Prior to COVID-19 in the United States, wearing masks in public occurred during Mardi Gras in New Orleans or on Halloween. Before Coronavirus, there was a common notion that only criminals wore public masks to hide their identities during criminal activities like robbing a bank. When public health experts began recommending masking to slow the spread of the COVID-19, that created a unique choice for Black men, especially those living and working in predominately White communities (Cineas, 2020). Frighteningly, that means that Black men face a predicament that Whites likely did not (Cineas, 2020). Wearing a mask is one of the most manageable and most useful virus protections, but it also creates a dynamic where police and others could perceive them as threatening, menacing, or even criminals based on historical prejudices, societal myths, and stereotypes of African-American men (Cineas, 2020). This dynamic represents a heavy burden in the form of stress, anxiety, and worry that Black men consistently carry as they navigate their personal and work lives. This onus concerns how to protect themselves from the virus while simultaneously managing their appearance to

make them seem safe or non-threatening to those in Caucasian communities (Cineas, 2020; Felix, 2020). Understanding the complexity of this balancing act is a challenge. Comprehension also represents a potential opportunity for managers and leaders to take employee engagement, diversity, equity, and inclusion to a new level in the workplace.

African-Americans in the U.S. are experiencing some lopsided health impacts of COVID-19 (Lahut, 2020). Emerging data has revealed that African-Americans make up 13 percent of the U.S. population but represent 30 percent of the COVID-19 cases and approximately one of every three U.S. COVID-19 deaths (Aleem, 2020) and even considerably higher percentages in some states. However, for African-American males, navigating this pandemic has created complex quandaries about wearing masks to protect themselves from COVID-19 (Newton, 2020). There have been media claims and community perspectives regarding a worried preponderance of whether wearing masks will result in being perceived as criminally threatening (Newton, 2020). To be accepted and inhabit into non-African-American organizations, Black men have often tailored the way that the look and dress in ways that make them look less concerning, different, or threatening, but wearing masks at night or in various work environments can create some complexities (Newton, 2020). There is a gap of peer-reviewed exploration of this phenomenon, and additionally, the question arises regarding how these complexities and concerns affect African-Americans not only in their communities, but in their workplaces and their interactions with co-workers, supervisors, managers, and others. Furthermore, is important to understand how these complexities, as well as the interactions with managers impact organizational cultures and the existence or creation of psychologically safe or unsafe community and work environments. Such is a critical question and challenge for organization development in these settings.

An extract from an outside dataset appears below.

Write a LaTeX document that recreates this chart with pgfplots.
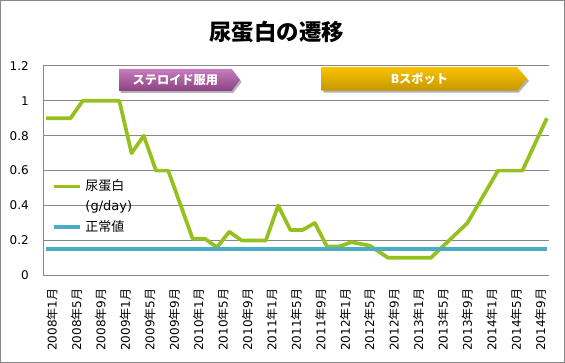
\documentclass[border=0pt]{standalone}
\usepackage{fontspec}
\setmainfont{DejaVu Sans}
\newfontfamily\jp{Noto Sans CJK JP}
\usepackage{pgfplots}
\pgfplotsset{compat=1.18}
\usetikzlibrary{shadows}
\definecolor{lgreen}{HTML}{95C11F}
\definecolor{tealc}{HTML}{4BACC6}
\definecolor{gridg}{HTML}{878787}
\definecolor{purT}{HTML}{C77DBD}
\definecolor{purB}{HTML}{8B4282}
\definecolor{golT}{HTML}{F9C200}
\definecolor{golB}{HTML}{C79700}
\newcommand\ym[2]{#1{\jp 年}#2{\jp 月}}
\begin{document}
\begin{tikzpicture}
\useasboundingbox (0,0) rectangle (423.75pt,272.25pt);
\draw[gridg, line width=0.75pt] (0.375pt,0.375pt) rectangle (423.375pt,271.875pt);
\node[font=\jp\bfseries\fontsize{16.8}{18}\selectfont] at (207.5pt,248.5pt) {尿蛋白の遷移};
\begin{axis}[
  at={(32.475pt,65.775pt)}, anchor=south west,
  scale only axis, width=379.5pt, height=157pt,
  xmin=-0.45, xmax=82.4, ymin=0, ymax=1.2,
  axis x line*=bottom, axis y line*=left,
  axis line style={gridg, line width=0.75pt, -},
  ymajorgrids, grid style={gridg, line width=0.75pt},
  major tick length=0pt,
  ytick={0,0.2,0.4,0.6,0.8,1,1.2},
  xtick={0,4,...,80},
  xticklabels={\ym{2008}{1},\ym{2008}{5},\ym{2008}{9},\ym{2009}{1},\ym{2009}{5},\ym{2009}{9},\ym{2010}{1},\ym{2010}{5},\ym{2010}{9},\ym{2011}{1},\ym{2011}{5},\ym{2011}{9},\ym{2012}{1},\ym{2012}{5},\ym{2012}{9},\ym{2013}{1},\ym{2013}{5},\ym{2013}{9},\ym{2014}{1},\ym{2014}{5},\ym{2014}{9}},
  tick label style={font=\fontsize{9}{10.8}\selectfont},
  /pgf/number format/assume math mode=true,
  yticklabel style={anchor=east, inner sep=0pt, xshift=-10.7pt},
  xticklabel style={inner sep=0pt, xshift=4.5pt, yshift=-9.75pt, rotate=90, anchor=east},
  clip=false,
  legend style={at={(0.0166,0.456)}, anchor=north west, draw=none, fill=none,
    inner sep=0pt, outer sep=0pt, row sep=5.2pt, column sep=2.5pt,
    font=\jp\fontsize{9.75}{11}\selectfont,
    nodes={inner sep=0pt, text height=8pt, text depth=2pt}},
  legend cell align=left,
  legend image code/.code={\draw[#1] (0pt,0pt) -- (20pt,0pt);},
]
\addplot[lgreen, line width=2.8pt, line join=round] coordinates {
(0,0.9)(4,0.9)(6,1.0)(12,1.0)(14,0.7)(16,0.8)(18,0.6)(20,0.6)(24,0.21)(26,0.21)(28,0.16)(30,0.25)(32,0.2)(36,0.2)(38,0.4)(40,0.26)(42,0.26)(44,0.3)(46,0.165)(48,0.165)(50,0.19)(53,0.17)(56,0.1)(63,0.1)(69,0.3)(74,0.6)(78,0.6)(82,0.9)};
\addlegendentry{尿蛋白}
\addlegendimage{empty legend}
\addlegendentry{\normalfont (g/day)}
\addplot[tealc, line width=2.5pt] coordinates {(0,0.15)(82,0.15)};
\addlegendentry{正常値}
\begin{scope}[shift={(axis cs:11.95,1.12)}]
\path[top color=purT, bottom color=purB, drop shadow={shadow xshift=1.2pt, shadow yshift=-1.5pt, opacity=0.3, fill=black}]
  (0pt,8.25pt) -- (84.5pt,8.25pt) -- (90.7pt,0pt) -- (84.5pt,-8.25pt) -- (0pt,-8.25pt) -- cycle;
\node[text=white, font=\jp\bfseries\fontsize{9.15}{10}\selectfont] at (42.25pt,0pt) {ステロイド服用};
\end{scope}
\begin{scope}[shift={(axis cs:45.14,1.1256)}]
\path[top color=golT, bottom color=golB, drop shadow={shadow xshift=1.2pt, shadow yshift=-1.5pt, opacity=0.3, fill=black}]
  (0pt,8.8pt) -- (146.5pt,8.8pt) -- (154.2pt,0pt) -- (146.5pt,-8.8pt) -- (0pt,-8.8pt) -- cycle;
\node[text=white, font=\jp\bfseries\fontsize{9.15}{10}\selectfont] at (73.25pt,0pt) {Bスポット};
\end{scope}
\end{axis}
\end{tikzpicture}
\end{document}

The field of organization development (OD) is rooted in the socio-behavioral, organizational, and basic sciences for the engagement of human systems to develop system-wide effectiveness, capacity, and overall well-being in organizations and communities (Shufutinsky et al., 2020), including doing the necessary work for the advancement of human potential and society (Burrell et al., 2021). Engaging, open, and safe organizational cultures are critical to this aim of well-being and humanism (Schein, 2010; Shufutinsky, 2019). Psychological safety is vital part of positive and productive organizational cultures, and is relevant during normal times and in highly disruptive environments, such as those we have been facing in 2020 and 2021.